PROBLEM TO SOLVE - Everything from the first line to the line containing "import * as" is to be repeated exactly; nothing past it.

▬▬▬

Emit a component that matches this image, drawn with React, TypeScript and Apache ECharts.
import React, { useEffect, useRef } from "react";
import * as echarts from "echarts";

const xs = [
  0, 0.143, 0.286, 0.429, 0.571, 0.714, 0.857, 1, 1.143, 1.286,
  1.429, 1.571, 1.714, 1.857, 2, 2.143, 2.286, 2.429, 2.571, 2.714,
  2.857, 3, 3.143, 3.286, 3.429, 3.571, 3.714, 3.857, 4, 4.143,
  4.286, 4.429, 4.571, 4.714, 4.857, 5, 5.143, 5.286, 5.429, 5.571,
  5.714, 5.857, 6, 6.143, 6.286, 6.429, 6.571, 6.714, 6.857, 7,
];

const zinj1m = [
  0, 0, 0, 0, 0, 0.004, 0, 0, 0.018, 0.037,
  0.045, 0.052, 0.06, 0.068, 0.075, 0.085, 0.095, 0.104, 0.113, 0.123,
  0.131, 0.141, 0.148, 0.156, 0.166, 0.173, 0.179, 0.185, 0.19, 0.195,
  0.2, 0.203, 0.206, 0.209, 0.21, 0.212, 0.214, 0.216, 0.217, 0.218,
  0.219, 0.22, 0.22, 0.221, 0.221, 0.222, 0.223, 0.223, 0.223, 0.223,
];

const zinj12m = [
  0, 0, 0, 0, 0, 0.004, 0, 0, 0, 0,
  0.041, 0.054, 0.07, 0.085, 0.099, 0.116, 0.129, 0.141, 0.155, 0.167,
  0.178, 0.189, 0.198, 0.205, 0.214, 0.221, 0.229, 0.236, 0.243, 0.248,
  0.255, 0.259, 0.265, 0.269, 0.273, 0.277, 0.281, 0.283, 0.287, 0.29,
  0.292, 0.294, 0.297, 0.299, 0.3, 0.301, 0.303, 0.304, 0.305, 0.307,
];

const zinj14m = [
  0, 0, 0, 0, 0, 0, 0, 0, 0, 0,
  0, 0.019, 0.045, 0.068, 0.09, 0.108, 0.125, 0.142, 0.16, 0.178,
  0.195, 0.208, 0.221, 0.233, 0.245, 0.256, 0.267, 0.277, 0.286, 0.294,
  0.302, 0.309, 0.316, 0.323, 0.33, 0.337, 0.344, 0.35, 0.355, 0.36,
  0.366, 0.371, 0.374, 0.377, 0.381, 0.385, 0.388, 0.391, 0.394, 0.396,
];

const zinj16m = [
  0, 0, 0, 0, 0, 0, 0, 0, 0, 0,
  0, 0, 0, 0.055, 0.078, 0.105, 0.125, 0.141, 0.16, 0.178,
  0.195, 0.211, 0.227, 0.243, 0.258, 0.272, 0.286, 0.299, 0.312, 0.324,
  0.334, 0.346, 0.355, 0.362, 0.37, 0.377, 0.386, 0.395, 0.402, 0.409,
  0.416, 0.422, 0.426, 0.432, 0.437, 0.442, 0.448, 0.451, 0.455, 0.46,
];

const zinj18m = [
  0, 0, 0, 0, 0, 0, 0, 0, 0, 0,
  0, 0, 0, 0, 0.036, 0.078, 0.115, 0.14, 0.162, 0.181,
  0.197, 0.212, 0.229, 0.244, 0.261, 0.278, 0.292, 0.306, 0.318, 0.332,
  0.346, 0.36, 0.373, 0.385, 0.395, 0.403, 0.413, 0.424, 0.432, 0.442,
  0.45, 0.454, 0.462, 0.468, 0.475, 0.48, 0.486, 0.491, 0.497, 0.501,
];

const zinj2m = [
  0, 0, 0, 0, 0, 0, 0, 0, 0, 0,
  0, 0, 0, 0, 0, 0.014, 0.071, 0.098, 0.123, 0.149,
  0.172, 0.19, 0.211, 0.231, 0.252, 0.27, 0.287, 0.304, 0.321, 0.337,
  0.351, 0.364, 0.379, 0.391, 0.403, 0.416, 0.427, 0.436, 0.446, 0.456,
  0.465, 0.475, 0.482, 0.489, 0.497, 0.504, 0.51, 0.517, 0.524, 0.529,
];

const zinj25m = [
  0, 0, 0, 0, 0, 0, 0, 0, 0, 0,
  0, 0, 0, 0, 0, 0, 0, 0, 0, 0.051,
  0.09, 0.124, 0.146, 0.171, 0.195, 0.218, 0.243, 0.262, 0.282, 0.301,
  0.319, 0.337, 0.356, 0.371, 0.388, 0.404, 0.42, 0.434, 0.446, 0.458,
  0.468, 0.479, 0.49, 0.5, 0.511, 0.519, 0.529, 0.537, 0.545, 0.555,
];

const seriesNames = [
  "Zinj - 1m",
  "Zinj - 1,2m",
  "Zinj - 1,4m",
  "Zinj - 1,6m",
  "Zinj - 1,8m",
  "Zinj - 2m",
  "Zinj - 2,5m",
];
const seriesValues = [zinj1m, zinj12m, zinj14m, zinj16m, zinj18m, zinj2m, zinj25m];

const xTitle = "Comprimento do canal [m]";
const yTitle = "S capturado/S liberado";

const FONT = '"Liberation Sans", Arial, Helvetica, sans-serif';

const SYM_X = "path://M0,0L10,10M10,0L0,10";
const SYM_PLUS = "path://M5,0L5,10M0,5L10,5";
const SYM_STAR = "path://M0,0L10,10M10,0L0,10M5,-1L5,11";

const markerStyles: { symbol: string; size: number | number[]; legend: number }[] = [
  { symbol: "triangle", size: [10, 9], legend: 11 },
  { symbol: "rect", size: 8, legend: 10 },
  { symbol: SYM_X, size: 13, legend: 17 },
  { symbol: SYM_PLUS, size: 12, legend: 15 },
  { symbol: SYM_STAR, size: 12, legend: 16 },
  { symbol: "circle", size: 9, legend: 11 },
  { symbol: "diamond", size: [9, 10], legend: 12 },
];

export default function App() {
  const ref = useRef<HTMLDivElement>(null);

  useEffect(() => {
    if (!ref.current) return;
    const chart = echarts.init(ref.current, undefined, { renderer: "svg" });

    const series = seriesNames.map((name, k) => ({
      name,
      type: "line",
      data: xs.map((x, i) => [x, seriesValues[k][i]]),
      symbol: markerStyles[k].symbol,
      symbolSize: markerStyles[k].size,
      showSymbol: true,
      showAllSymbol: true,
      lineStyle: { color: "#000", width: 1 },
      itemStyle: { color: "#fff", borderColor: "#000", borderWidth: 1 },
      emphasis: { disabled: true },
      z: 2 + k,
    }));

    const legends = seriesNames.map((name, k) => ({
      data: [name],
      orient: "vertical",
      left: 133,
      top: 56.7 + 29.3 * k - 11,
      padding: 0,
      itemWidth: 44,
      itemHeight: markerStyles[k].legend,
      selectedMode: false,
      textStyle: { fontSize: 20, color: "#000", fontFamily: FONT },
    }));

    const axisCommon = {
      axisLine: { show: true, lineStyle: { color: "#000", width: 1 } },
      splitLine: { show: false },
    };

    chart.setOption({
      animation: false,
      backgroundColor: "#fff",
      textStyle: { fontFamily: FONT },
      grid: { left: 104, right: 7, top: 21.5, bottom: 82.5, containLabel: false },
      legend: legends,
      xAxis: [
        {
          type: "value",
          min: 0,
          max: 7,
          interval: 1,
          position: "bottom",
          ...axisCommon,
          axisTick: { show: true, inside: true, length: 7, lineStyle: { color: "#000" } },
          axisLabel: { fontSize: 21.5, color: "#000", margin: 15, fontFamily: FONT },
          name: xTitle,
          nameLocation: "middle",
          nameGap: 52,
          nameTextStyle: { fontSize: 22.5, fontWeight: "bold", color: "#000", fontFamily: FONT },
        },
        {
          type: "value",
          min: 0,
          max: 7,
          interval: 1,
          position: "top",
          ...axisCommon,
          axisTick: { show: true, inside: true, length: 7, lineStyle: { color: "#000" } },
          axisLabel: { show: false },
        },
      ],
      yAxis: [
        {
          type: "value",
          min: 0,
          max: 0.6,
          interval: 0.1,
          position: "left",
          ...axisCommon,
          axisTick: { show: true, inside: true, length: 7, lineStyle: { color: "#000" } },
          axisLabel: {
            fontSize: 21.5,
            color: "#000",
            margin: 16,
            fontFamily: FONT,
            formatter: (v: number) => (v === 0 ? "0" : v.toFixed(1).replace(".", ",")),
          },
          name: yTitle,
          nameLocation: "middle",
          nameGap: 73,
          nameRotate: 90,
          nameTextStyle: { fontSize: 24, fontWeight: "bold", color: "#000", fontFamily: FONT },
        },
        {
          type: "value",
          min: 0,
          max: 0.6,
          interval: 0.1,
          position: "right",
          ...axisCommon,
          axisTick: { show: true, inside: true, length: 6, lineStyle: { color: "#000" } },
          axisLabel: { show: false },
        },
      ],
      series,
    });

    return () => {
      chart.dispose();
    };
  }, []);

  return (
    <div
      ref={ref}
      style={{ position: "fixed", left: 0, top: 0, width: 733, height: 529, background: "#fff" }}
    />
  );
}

▬▬▬

RESULT OF THIS TASK -
Emit a component that matches this image, drawn with React, TypeScript and Apache ECharts.
import React, { useEffect, useRef } from "react";
import * as echarts from "echarts";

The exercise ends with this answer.